Secondly, Farran's retraction was supposedly dated September 1888, which is 18 months _before_ he purportedly signed the affidavit that was published in _The Times_ on Nov. 14, 1890.


Why, and under what circumstances, did Farran first tell several people that Jameson had bought a slave girl so that he could live out a dark desire to see her cannibalized; then quickly


retract the story in a way that contradicted even Jameson's own account; then, almost two years later, sign an affidavit contradicting his previous retraction, and outlining the


original allegations against Jameson in horrifying detail?  In 1891, Ethel Jameson edited and published her husband's account of the expedition, consisting of various letters and diary


entries.
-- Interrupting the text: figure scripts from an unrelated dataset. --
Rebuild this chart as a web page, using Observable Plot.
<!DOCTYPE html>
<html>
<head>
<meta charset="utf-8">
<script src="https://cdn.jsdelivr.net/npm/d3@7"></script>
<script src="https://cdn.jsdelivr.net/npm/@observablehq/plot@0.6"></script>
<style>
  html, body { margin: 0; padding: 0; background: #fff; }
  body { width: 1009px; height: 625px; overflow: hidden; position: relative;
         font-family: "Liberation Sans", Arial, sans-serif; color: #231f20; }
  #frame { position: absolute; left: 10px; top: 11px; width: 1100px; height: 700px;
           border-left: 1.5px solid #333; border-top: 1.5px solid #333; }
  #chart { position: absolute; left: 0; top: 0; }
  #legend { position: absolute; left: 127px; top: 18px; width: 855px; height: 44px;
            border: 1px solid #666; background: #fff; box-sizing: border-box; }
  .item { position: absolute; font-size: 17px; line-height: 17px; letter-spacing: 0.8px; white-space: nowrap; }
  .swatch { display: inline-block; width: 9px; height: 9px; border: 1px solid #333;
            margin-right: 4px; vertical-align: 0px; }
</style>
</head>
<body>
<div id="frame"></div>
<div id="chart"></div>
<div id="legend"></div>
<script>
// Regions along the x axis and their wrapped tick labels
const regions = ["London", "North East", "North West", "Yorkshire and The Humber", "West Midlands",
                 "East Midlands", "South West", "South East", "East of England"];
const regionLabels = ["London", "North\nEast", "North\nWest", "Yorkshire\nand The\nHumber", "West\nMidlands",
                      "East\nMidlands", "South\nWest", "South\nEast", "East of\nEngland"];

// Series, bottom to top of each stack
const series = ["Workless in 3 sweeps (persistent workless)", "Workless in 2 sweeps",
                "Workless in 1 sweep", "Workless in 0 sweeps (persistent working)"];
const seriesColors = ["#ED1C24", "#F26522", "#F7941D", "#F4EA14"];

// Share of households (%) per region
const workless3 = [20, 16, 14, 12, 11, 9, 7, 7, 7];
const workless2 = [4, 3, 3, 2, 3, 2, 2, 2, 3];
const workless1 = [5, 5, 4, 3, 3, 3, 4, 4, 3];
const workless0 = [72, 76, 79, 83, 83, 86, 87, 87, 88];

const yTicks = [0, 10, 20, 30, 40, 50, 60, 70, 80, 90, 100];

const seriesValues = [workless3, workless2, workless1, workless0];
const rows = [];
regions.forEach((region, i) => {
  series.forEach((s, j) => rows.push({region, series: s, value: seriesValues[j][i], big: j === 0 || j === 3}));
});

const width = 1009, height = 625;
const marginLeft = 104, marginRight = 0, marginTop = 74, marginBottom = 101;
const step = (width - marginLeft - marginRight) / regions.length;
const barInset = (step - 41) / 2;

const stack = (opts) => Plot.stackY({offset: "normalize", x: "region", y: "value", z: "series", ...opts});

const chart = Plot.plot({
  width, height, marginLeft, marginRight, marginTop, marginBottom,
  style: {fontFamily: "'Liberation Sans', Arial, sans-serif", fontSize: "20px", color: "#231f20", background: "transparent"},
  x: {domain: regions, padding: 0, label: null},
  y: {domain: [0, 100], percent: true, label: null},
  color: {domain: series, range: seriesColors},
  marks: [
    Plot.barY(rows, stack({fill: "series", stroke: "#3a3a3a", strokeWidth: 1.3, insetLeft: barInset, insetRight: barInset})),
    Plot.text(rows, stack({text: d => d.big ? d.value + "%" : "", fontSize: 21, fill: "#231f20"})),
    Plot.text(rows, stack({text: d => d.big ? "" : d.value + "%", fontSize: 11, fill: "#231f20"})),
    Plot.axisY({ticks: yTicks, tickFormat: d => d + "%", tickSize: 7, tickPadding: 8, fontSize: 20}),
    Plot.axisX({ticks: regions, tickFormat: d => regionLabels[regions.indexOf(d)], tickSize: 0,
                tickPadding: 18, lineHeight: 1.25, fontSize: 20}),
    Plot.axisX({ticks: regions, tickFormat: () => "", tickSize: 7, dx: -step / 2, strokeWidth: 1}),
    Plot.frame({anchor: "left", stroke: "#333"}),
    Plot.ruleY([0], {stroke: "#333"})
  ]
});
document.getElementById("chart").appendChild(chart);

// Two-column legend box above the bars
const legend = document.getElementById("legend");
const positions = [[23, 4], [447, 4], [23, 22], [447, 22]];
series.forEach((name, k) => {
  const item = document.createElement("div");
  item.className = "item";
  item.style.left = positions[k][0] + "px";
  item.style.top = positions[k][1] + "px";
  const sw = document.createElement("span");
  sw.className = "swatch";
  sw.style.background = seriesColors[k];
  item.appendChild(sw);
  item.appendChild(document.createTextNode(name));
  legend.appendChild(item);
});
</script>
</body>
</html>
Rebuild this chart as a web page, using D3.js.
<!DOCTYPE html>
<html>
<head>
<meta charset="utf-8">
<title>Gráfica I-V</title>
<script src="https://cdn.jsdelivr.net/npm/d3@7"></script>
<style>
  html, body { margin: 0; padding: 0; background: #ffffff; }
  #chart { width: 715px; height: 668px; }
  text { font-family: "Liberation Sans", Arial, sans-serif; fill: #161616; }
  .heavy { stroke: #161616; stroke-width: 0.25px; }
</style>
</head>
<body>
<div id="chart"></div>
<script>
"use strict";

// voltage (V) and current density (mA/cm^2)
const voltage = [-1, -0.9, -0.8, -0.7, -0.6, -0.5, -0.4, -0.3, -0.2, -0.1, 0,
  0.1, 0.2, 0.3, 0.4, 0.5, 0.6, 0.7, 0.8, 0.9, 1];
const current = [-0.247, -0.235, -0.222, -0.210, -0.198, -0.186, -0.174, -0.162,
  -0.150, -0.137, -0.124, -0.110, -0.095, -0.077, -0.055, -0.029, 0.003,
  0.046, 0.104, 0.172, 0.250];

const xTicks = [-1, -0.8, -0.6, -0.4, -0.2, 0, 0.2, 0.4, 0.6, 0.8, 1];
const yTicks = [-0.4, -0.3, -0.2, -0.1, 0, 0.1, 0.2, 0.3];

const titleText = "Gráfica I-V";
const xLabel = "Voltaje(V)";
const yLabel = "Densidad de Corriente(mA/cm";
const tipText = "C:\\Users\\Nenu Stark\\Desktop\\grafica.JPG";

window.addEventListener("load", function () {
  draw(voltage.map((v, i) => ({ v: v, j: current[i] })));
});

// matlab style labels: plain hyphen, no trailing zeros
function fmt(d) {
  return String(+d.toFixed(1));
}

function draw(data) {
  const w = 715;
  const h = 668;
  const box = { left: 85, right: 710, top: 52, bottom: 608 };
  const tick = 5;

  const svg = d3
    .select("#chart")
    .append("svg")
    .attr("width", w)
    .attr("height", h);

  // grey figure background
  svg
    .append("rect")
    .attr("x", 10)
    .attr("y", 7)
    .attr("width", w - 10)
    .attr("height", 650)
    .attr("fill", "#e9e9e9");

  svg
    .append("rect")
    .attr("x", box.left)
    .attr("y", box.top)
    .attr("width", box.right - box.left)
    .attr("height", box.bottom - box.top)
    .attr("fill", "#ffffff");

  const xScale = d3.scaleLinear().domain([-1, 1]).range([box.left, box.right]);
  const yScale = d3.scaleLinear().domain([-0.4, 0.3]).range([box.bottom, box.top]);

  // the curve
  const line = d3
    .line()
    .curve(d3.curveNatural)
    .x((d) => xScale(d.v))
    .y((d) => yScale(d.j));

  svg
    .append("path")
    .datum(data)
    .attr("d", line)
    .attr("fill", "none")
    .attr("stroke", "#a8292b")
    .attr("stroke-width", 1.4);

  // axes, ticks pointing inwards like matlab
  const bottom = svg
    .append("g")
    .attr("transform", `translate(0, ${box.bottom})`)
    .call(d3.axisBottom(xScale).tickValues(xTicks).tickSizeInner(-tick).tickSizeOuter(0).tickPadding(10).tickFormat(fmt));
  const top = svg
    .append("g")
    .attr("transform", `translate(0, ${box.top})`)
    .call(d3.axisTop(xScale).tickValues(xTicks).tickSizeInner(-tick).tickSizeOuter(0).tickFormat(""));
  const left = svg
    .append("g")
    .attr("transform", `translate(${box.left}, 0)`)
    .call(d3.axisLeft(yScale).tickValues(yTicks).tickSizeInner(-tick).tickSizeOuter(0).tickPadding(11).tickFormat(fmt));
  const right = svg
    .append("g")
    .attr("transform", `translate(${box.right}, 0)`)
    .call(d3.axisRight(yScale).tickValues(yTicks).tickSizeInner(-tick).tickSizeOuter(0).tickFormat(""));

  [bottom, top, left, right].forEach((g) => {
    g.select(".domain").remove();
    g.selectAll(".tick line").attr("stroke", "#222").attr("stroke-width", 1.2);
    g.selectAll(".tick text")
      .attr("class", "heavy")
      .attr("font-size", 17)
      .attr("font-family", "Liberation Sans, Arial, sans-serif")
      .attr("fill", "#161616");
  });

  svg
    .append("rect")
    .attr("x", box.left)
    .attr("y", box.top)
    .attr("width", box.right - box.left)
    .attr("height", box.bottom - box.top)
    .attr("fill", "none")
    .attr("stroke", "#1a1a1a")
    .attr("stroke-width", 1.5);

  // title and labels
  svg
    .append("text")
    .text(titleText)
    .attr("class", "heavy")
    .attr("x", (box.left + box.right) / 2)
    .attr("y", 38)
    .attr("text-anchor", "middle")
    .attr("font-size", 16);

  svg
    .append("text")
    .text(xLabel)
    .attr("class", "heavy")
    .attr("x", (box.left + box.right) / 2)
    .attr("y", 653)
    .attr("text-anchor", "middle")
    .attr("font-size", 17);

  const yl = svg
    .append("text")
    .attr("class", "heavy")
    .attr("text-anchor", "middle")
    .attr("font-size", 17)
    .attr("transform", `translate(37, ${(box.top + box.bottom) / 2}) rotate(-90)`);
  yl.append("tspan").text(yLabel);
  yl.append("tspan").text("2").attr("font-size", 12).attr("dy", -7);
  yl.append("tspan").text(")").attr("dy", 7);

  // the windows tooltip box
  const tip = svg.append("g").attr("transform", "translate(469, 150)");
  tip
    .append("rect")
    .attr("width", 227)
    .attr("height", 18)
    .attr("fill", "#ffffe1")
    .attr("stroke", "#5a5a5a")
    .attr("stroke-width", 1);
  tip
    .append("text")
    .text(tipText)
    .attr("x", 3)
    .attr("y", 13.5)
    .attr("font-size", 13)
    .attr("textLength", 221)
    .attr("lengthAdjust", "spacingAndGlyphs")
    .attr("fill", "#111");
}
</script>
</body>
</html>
That version of the cannibalism story dated the events to May 11, 1888. The account published in Jameson's diaries, which can be read here, is broadly the same as the one


contained in the August 1888 letter later published by _The Times_. Jameson emphasizes even more strenuously that he did not set out with the intention of witnessing any murder or


mutilation, which he describes as "the most horribly sickening sight I am ever likely to see in my life," as follows: > Until the last moment, I could not believe that they were


 in > earnest. I have heard many stories of this kind since I have been in > this country, but never could believe them, and I never would have > been such a beast as to witness 


this, but I could not bring myself > to believe that it was anything save a ruse to get money out of me, > until the last moment.